▶ **Source data**:
* Begin *

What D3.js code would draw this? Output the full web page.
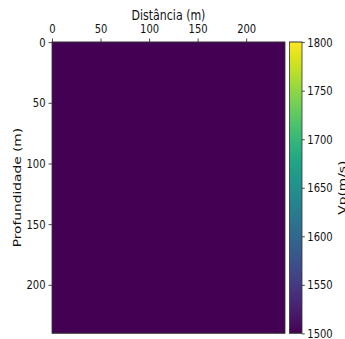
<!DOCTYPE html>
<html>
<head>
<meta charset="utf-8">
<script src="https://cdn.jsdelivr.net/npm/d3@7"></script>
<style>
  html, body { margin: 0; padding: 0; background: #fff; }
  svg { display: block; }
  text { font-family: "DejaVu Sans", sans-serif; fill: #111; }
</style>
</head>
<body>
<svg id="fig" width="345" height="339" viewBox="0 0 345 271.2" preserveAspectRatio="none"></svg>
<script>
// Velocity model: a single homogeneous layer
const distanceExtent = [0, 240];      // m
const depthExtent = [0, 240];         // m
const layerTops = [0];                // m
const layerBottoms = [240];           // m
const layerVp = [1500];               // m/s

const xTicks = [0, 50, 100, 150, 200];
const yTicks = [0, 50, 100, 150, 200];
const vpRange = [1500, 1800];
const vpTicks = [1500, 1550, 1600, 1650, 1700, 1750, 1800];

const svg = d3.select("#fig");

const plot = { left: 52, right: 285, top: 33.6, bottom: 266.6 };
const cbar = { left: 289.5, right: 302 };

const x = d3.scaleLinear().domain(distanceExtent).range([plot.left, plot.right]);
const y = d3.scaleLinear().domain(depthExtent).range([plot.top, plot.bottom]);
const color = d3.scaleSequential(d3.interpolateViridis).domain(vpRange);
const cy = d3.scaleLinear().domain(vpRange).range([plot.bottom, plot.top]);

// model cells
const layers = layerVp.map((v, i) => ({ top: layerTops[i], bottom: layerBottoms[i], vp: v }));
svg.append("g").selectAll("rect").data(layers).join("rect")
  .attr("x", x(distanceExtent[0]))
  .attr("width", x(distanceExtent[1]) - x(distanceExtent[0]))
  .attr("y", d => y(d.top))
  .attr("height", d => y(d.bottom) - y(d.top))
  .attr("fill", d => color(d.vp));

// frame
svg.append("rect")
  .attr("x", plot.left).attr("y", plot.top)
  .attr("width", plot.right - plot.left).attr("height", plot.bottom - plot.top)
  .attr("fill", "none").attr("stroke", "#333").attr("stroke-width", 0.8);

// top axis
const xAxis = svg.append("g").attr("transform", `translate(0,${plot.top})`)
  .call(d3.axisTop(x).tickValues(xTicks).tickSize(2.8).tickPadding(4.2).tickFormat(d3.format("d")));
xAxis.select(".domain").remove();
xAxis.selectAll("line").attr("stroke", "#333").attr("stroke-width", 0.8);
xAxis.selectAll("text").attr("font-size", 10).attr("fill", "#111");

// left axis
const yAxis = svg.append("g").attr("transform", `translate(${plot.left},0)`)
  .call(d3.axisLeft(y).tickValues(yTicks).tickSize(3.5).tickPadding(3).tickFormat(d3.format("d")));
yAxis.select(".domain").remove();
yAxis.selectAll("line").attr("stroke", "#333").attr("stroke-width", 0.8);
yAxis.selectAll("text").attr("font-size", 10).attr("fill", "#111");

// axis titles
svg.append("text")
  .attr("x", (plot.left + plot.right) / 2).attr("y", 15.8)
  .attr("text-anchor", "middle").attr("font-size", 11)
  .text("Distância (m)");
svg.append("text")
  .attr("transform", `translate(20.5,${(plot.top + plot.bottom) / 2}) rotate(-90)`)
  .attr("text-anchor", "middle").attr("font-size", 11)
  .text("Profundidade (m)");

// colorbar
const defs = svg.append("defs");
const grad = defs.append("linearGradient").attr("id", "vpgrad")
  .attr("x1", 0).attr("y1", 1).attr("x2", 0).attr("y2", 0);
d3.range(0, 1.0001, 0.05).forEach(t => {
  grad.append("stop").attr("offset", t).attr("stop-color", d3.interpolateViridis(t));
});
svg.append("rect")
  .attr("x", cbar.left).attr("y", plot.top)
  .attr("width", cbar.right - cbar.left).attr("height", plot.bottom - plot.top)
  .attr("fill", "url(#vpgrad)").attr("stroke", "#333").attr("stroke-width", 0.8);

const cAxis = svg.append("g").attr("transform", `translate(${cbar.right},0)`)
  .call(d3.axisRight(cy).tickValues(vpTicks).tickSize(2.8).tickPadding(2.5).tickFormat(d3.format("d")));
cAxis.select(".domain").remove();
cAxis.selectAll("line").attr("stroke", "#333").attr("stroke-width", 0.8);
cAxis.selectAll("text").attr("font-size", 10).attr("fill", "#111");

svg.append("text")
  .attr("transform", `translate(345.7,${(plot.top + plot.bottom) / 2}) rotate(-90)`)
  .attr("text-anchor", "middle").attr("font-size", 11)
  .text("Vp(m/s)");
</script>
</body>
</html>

* End *

▶ **Directions for this task**:
Every line above should be returned exactly; the pictures stay out.

▶ **Solution to this exercise**:
What D3.js code would draw this? Output the full web page.
<!DOCTYPE html>
<html>
<head>
<meta charset="utf-8">
<script src="https://cdn.jsdelivr.net/npm/d3@7"></script>
<style>
  html, body { margin: 0; padding: 0; background: #fff; }
  svg { display: block; }
  text { font-family: "DejaVu Sans", sans-serif; fill: #111; }
</style>
</head>
<body>
<svg id="fig" width="345" height="339" viewBox="0 0 345 271.2" preserveAspectRatio="none"></svg>
<script>
// Velocity model: a single homogeneous layer
const distanceExtent = [0, 240];      // m
const depthExtent = [0, 240];         // m
const layerTops = [0];                // m
const layerBottoms = [240];           // m
const layerVp = [1500];               // m/s

const xTicks = [0, 50, 100, 150, 200];
const yTicks = [0, 50, 100, 150, 200];
const vpRange = [1500, 1800];
const vpTicks = [1500, 1550, 1600, 1650, 1700, 1750, 1800];

const svg = d3.select("#fig");

const plot = { left: 52, right: 285, top: 33.6, bottom: 266.6 };
const cbar = { left: 289.5, right: 302 };

const x = d3.scaleLinear().domain(distanceExtent).range([plot.left, plot.right]);
const y = d3.scaleLinear().domain(depthExtent).range([plot.top, plot.bottom]);
const color = d3.scaleSequential(d3.interpolateViridis).domain(vpRange);
const cy = d3.scaleLinear().domain(vpRange).range([plot.bottom, plot.top]);

// model cells
const layers = layerVp.map((v, i) => ({ top: layerTops[i], bottom: layerBottoms[i], vp: v }));
svg.append("g").selectAll("rect").data(layers).join("rect")
  .attr("x", x(distanceExtent[0]))
  .attr("width", x(distanceExtent[1]) - x(distanceExtent[0]))
  .attr("y", d => y(d.top))
  .attr("height", d => y(d.bottom) - y(d.top))
  .attr("fill", d => color(d.vp));

// frame
svg.append("rect")
  .attr("x", plot.left).attr("y", plot.top)
  .attr("width", plot.right - plot.left).attr("height", plot.bottom - plot.top)
  .attr("fill", "none").attr("stroke", "#333").attr("stroke-width", 0.8);

// top axis
const xAxis = svg.append("g").attr("transform", `translate(0,${plot.top})`)
  .call(d3.axisTop(x).tickValues(xTicks).tickSize(2.8).tickPadding(4.2).tickFormat(d3.format("d")));
xAxis.select(".domain").remove();
xAxis.selectAll("line").attr("stroke", "#333").attr("stroke-width", 0.8);
xAxis.selectAll("text").attr("font-size", 10).attr("fill", "#111");

// left axis
const yAxis = svg.append("g").attr("transform", `translate(${plot.left},0)`)
  .call(d3.axisLeft(y).tickValues(yTicks).tickSize(3.5).tickPadding(3).tickFormat(d3.format("d")));
yAxis.select(".domain").remove();
yAxis.selectAll("line").attr("stroke", "#333").attr("stroke-width", 0.8);
yAxis.selectAll("text").attr("font-size", 10).attr("fill", "#111");

// axis titles
svg.append("text")
  .attr("x", (plot.left + plot.right) / 2).attr("y", 15.8)
  .attr("text-anchor", "middle").attr("font-size", 11)
  .text("Distância (m)");
svg.append("text")
  .attr("transform", `translate(20.5,${(plot.top + plot.bottom) / 2}) rotate(-90)`)
  .attr("text-anchor", "middle").attr("font-size", 11)
  .text("Profundidade (m)");

// colorbar
const defs = svg.append("defs");
const grad = defs.append("linearGradient").attr("id", "vpgrad")
  .attr("x1", 0).attr("y1", 1).attr("x2", 0).attr("y2", 0);
d3.range(0, 1.0001, 0.05).forEach(t => {
  grad.append("stop").attr("offset", t).attr("stop-color", d3.interpolateViridis(t));
});
svg.append("rect")
  .attr("x", cbar.left).attr("y", plot.top)
  .attr("width", cbar.right - cbar.left).attr("height", plot.bottom - plot.top)
  .attr("fill", "url(#vpgrad)").attr("stroke", "#333").attr("stroke-width", 0.8);

const cAxis = svg.append("g").attr("transform", `translate(${cbar.right},0)`)
  .call(d3.axisRight(cy).tickValues(vpTicks).tickSize(2.8).tickPadding(2.5).tickFormat(d3.format("d")));
cAxis.select(".domain").remove();
cAxis.selectAll("line").attr("stroke", "#333").attr("stroke-width", 0.8);
cAxis.selectAll("text").attr("font-size", 10).attr("fill", "#111");

svg.append("text")
  .attr("transform", `translate(345.7,${(plot.top + plot.bottom) / 2}) rotate(-90)`)
  .attr("text-anchor", "middle").attr("font-size", 11)
  .text("Vp(m/s)");
</script>
</body>
</html>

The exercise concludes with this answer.